● **Stored data**
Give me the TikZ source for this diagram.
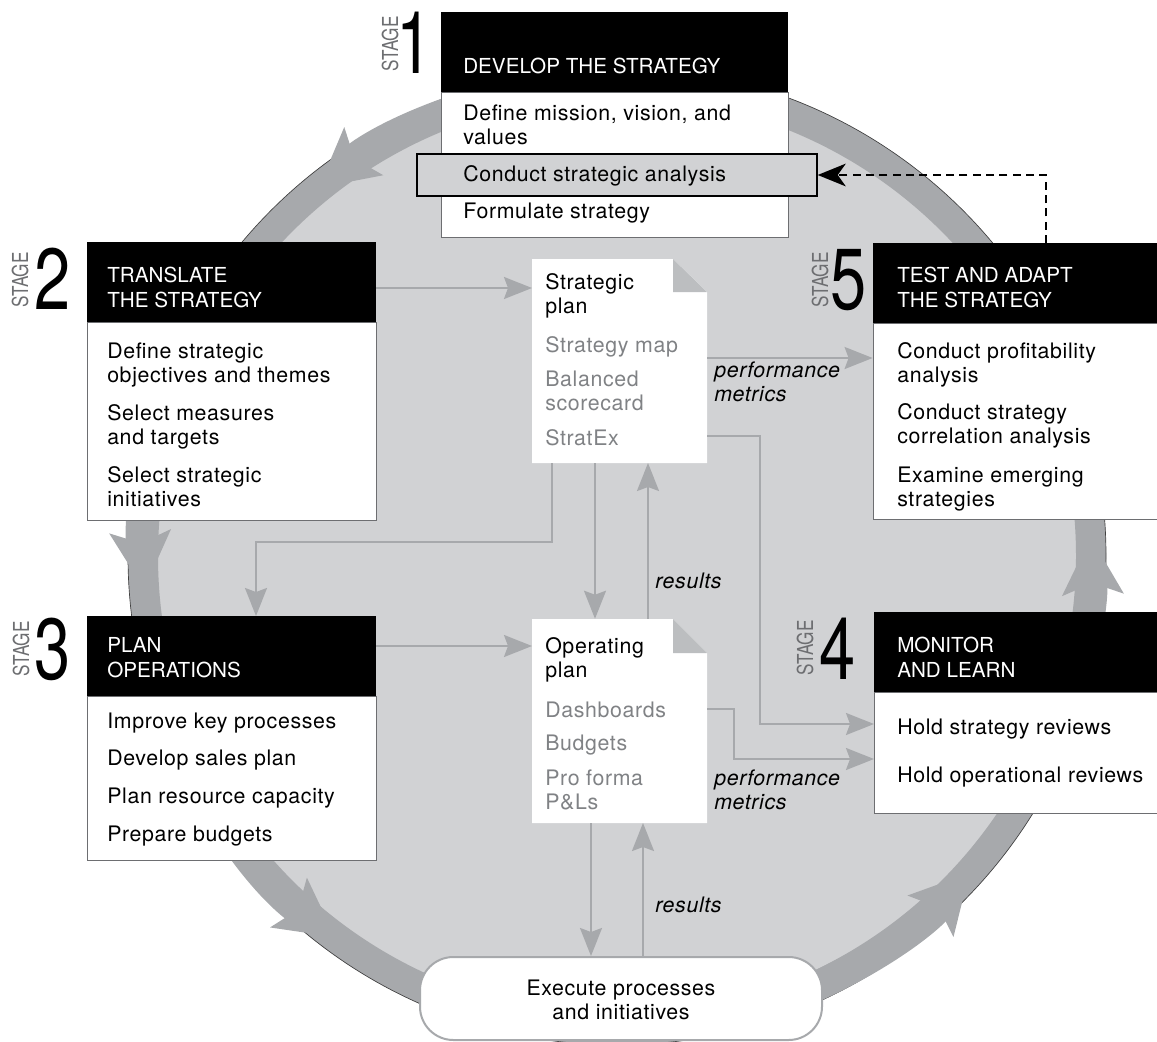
\documentclass[tikz,border=0pt]{standalone}
\usepackage{fontspec}
\setmainfont{TeX Gyre Heros}
\newfontfamily\bodyfam[LetterSpace=3]{TeX Gyre Heros}
\newfontfamily\hdrfam{TeX Gyre Heros}
\newcommand\mybody{\bodyfam\fontsize{16}{18}\selectfont}
\newcommand\myhdr{\hdrfam\fontsize{15.5}{18.5}\selectfont}
\usetikzlibrary{arrows.meta,fit,calc}
\definecolor{bgc}{HTML}{D1D2D4}
\definecolor{ringc}{HTML}{A7A9AC}
\definecolor{stagec}{HTML}{6D6E71}
\definecolor{doctext}{HTML}{808285}
\definecolor{foldc}{HTML}{BCBEC0}
\tikzset{
 hdr/.style={fill=black, inner sep=0pt},
 bodybox/.style={fill=white, draw=stagec, line width=0.6pt, inner sep=0pt},
 txt/.style={anchor=base west, inner sep=0pt, align=left, font=\mybody},
 htxt/.style={anchor=base west, inner sep=0pt, align=left, text=white, font=\myhdr},
 dtxt/.style={txt, text=doctext},
 itxt/.style={txt, font=\mybody\itshape},
 conn/.style={draw=ringc, line width=1.5pt, -{Stealth[length=21pt,width=16.5pt,inset=3pt]}},
 dashconn/.style={draw=black, line width=1.5pt, dash pattern=on 6pt off 4pt, -{Stealth[length=21pt,width=17pt,inset=6pt]}},
 ringarrow/.style={draw=ringc, line width=22.5pt, -{Stealth[length=43.5pt,width=46.5pt,inset=9pt,line width=0pt]}},
 stagelbl/.style={rotate=90, inner sep=0pt, text=stagec, font=\hdrfam\fontsize{16.5}{16.5}\selectfont},
 stagenum/.style={anchor=base, inner sep=0pt, font=\hdrfam\fontsize{65}{65}\selectfont},
}
\begin{document}
\begin{tikzpicture}[x=0.75pt,y=-0.75pt]
\useasboundingbox (0,0) rectangle (1157,1042);
\clip (0,0) rectangle (1157,1042);
\coordinate (C) at (617,556);
% big circle with ring
\fill[bgc] (C) circle[radius=489];
\draw[ringc, line width=22.5pt] (C) circle[radius=474];
\draw[black!75, line width=0.5pt] (C) circle[radius=489];
% ring arrowheads
\draw[ringarrow] ($(C)+(-100:474)$) arc[start angle=-100, end angle=-129, radius=474];
\draw[ringarrow] ($(C)+(-150:474)$) arc[start angle=-150, end angle=-184, radius=474];
\draw[ringarrow] ($(C)+(-200:474)$) arc[start angle=-200, end angle=-233.5, radius=474];
\draw[ringarrow] ($(C)+(-290:474)$) arc[start angle=-290, end angle=-318, radius=474];
\draw[ringarrow] ($(C)+(-335:474)$) arc[start angle=-335, end angle=-362.3, radius=474];

% Stage 1
\node[hdr, fit={(441,12) (788,92)}] (s1h) {};
\node[bodybox, fit={(441,92) (788,237)}] (s1b) {};
\node[fill=bgc, draw=black, line width=1.1pt, inner sep=0pt, fit={(417,154) (817,196)}] (hl) {};
\node[htxt] (t1h) at (463,73) {DEVELOP THE STRATEGY};
\node[txt] (t1a) at (463,144) {Define mission, vision, and\\values};
\node[txt] (t1b) at (463,181) {Conduct strategic analysis};
\node[txt] (t1c) at (463,218) {Formulate strategy};
\node[stagelbl] (st1) at (390,44) {\scalebox{0.78}[1]{STAGE}};
\node[stagenum] (n1) at (415,73) {\scalebox{0.75}[1]{1}};

% Stage 2
\node[hdr, fit={(87,242) (376,322)}] (s2h) {};
\node[bodybox, fit={(87,322) (376,520)}] (s2b) {};
\node[htxt] (t2h) at (107,307) {TRANSLATE\\THE STRATEGY};
\node[txt] (t2a) at (107,382) {Define strategic\\objectives and themes};
\node[txt] (t2b) at (107,444) {Select measures\\and targets};
\node[txt] (t2c) at (107,506) {Select strategic\\initiatives};
\node[stagelbl] (st2) at (20,280) {\scalebox{0.78}[1]{STAGE}};
\node[stagenum] (n2) at (53,309) {\scalebox{0.75}[1]{2}};

% Stage 3
\node[hdr, fit={(87,616) (376,696)}] (s3h) {};
\node[bodybox, fit={(87,696) (376,860)}] (s3b) {};
\node[htxt] (t3h) at (107,677) {PLAN\\OPERATIONS};
\node[txt] (t3a) at (107,728) {Improve key processes};
\node[txt] (t3b) at (107,765) {Develop sales plan};
\node[txt] (t3c) at (107,803) {Plan resource capacity};
\node[txt] (t3d) at (107,841) {Prepare budgets};
\node[stagelbl] (st3) at (21,649) {\scalebox{0.78}[1]{STAGE}};
\node[stagenum] (n3) at (53,679) {\scalebox{0.75}[1]{3}};

% Stage 5
\node[hdr, fit={(873,243) (1165,323)}] (s5h) {};
\node[bodybox, fit={(873,323) (1165,519)}] (s5b) {};
\node[htxt] (t5h) at (897,307) {TEST AND ADAPT\\THE STRATEGY};
\node[txt] (t5a) at (897,382) {Conduct profitability\\analysis};
\node[txt] (t5b) at (897,443) {Conduct strategy\\correlation analysis};
\node[txt] (t5c) at (897,506) {Examine emerging\\strategies};
\node[stagelbl] (st5) at (820,280) {\scalebox{0.78}[1]{STAGE}};
\node[stagenum] (n5) at (849,309) {\scalebox{0.75}[1]{5}};

% Stage 4
\node[hdr, fit={(874,612) (1165,692)}] (s4h) {};
\node[bodybox, fit={(874,692) (1165,813)}] (s4b) {};
\node[htxt] (t4h) at (897,677) {MONITOR\\AND LEARN};
\node[txt] (t4a) at (897,734) {Hold strategy reviews};
\node[txt] (t4b) at (897,782) {Hold operational reviews};
\node[stagelbl] (st4) at (805,648) {\scalebox{0.78}[1]{STAGE}};
\node[stagenum] (n4) at (838,679) {\scalebox{0.75}[1]{4}};

% Strategic plan document
\fill[white] (532,259) -- (673,259) -- (707,292) -- (707,463) -- (532,463) -- cycle;
\fill[foldc] (673,259) -- (673,292) -- (707,292) -- cycle;
\node[inner sep=0pt, fit={(532,259) (707,463)}] (sp) {};
\node[txt] (tsp) at (545,313) {Strategic\\plan};
\node[dtxt] (tsp1) at (545,352) {Strategy map};
\node[dtxt] (tsp2) at (545,410) {Balanced\\scorecard};
\node[dtxt] (tsp3) at (545,445) {StratEx};

% Operating plan document
\fill[white] (532,619) -- (673,619) -- (707,653) -- (707,823) -- (532,823) -- cycle;
\fill[foldc] (673,619) -- (673,653) -- (707,653) -- cycle;
\node[inner sep=0pt, fit={(532,619) (707,823)}] (op) {};
\node[txt] (top) at (545,677) {Operating\\plan};
\node[dtxt] (top1) at (545,717) {Dashboards};
\node[dtxt] (top2) at (545,750) {Budgets};
\node[dtxt] (top3) at (545,809) {Pro forma\\P\&Ls};

% Execute box
\node[draw=ringc, line width=1.5pt, fill=white, rounded corners=25pt, inner sep=0pt, fit={(420,957) (822,1040)}] (ex) {};
\node[anchor=base, inner sep=0pt, align=center, font=\mybody] (tex) at (621,1019) {Execute processes\\and initiatives};

% connector anchor points
\coordinate (sp-w) at (532,288);
\coordinate (sp-e1) at (707,358);
\coordinate (sp-e2) at (707,436);
\coordinate (sp-s1) at (552,463);
\coordinate (sp-s2) at (595,463);
\coordinate (sp-s3) at (648,463);
\coordinate (s3-n) at (256,616);
\coordinate (op-w) at (532,646);
\coordinate (op-e) at (707,709);
\coordinate (op-s1) at (591,823);
\coordinate (op-s2) at (643,823);
\coordinate (s4-a) at (874,724);
\coordinate (s4-b) at (874,759);
\coordinate (s5-top) at (1046,243);

% connectors
\draw[conn] (s2h.east |- sp-w) -- (sp-w);
\draw[conn] (sp-e1) -- (sp-e1 -| s5b.west);
\draw[conn] (sp-s1) -- ++(0,79) -| (s3-n);
\draw[conn] (sp-s2) -- (sp-s2 |- op.north);
\draw[conn] (sp-s3 |- op.north) -- (sp-s3);
\draw[conn] (sp-e2) -- ++(53,0) |- (s4-a);
\draw[conn] (op-e) -- ++(27,0) |- (s4-b);
\draw[conn] (s3h.east |- op-w) -- (op-w);
\draw[conn] (op-s1) -- (op-s1 |- ex.north);
\draw[conn] (op-s2 |- ex.north) -- (op-s2);
\draw[dashconn] (s5-top) |- (hl.east);

% connector labels
\node[itxt] (l1) at (714,401) {performance\\metrics};
\node[itxt] (l2) at (655,588) {results};
\node[itxt] (l3) at (714,809) {performance\\metrics};
\node[itxt] (l4) at (655,912) {results};
\end{tikzpicture}
\end{document}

● **What is needed**
Transcribe exactly, with no pictures, the lines running from the first line of the material through the line holding "end angle=-362.3, radius=474];".

● **Solution to this task**
Give me the TikZ source for this diagram.
\documentclass[tikz,border=0pt]{standalone}
\usepackage{fontspec}
\setmainfont{TeX Gyre Heros}
\newfontfamily\bodyfam[LetterSpace=3]{TeX Gyre Heros}
\newfontfamily\hdrfam{TeX Gyre Heros}
\newcommand\mybody{\bodyfam\fontsize{16}{18}\selectfont}
\newcommand\myhdr{\hdrfam\fontsize{15.5}{18.5}\selectfont}
\usetikzlibrary{arrows.meta,fit,calc}
\definecolor{bgc}{HTML}{D1D2D4}
\definecolor{ringc}{HTML}{A7A9AC}
\definecolor{stagec}{HTML}{6D6E71}
\definecolor{doctext}{HTML}{808285}
\definecolor{foldc}{HTML}{BCBEC0}
\tikzset{
 hdr/.style={fill=black, inner sep=0pt},
 bodybox/.style={fill=white, draw=stagec, line width=0.6pt, inner sep=0pt},
 txt/.style={anchor=base west, inner sep=0pt, align=left, font=\mybody},
 htxt/.style={anchor=base west, inner sep=0pt, align=left, text=white, font=\myhdr},
 dtxt/.style={txt, text=doctext},
 itxt/.style={txt, font=\mybody\itshape},
 conn/.style={draw=ringc, line width=1.5pt, -{Stealth[length=21pt,width=16.5pt,inset=3pt]}},
 dashconn/.style={draw=black, line width=1.5pt, dash pattern=on 6pt off 4pt, -{Stealth[length=21pt,width=17pt,inset=6pt]}},
 ringarrow/.style={draw=ringc, line width=22.5pt, -{Stealth[length=43.5pt,width=46.5pt,inset=9pt,line width=0pt]}},
 stagelbl/.style={rotate=90, inner sep=0pt, text=stagec, font=\hdrfam\fontsize{16.5}{16.5}\selectfont},
 stagenum/.style={anchor=base, inner sep=0pt, font=\hdrfam\fontsize{65}{65}\selectfont},
}
\begin{document}
\begin{tikzpicture}[x=0.75pt,y=-0.75pt]
\useasboundingbox (0,0) rectangle (1157,1042);
\clip (0,0) rectangle (1157,1042);
\coordinate (C) at (617,556);
% big circle with ring
\fill[bgc] (C) circle[radius=489];
\draw[ringc, line width=22.5pt] (C) circle[radius=474];
\draw[black!75, line width=0.5pt] (C) circle[radius=489];
% ring arrowheads
\draw[ringarrow] ($(C)+(-100:474)$) arc[start angle=-100, end angle=-129, radius=474];
\draw[ringarrow] ($(C)+(-150:474)$) arc[start angle=-150, end angle=-184, radius=474];
\draw[ringarrow] ($(C)+(-200:474)$) arc[start angle=-200, end angle=-233.5, radius=474];
\draw[ringarrow] ($(C)+(-290:474)$) arc[start angle=-290, end angle=-318, radius=474];
\draw[ringarrow] ($(C)+(-335:474)$) arc[start angle=-335, end angle=-362.3, radius=474];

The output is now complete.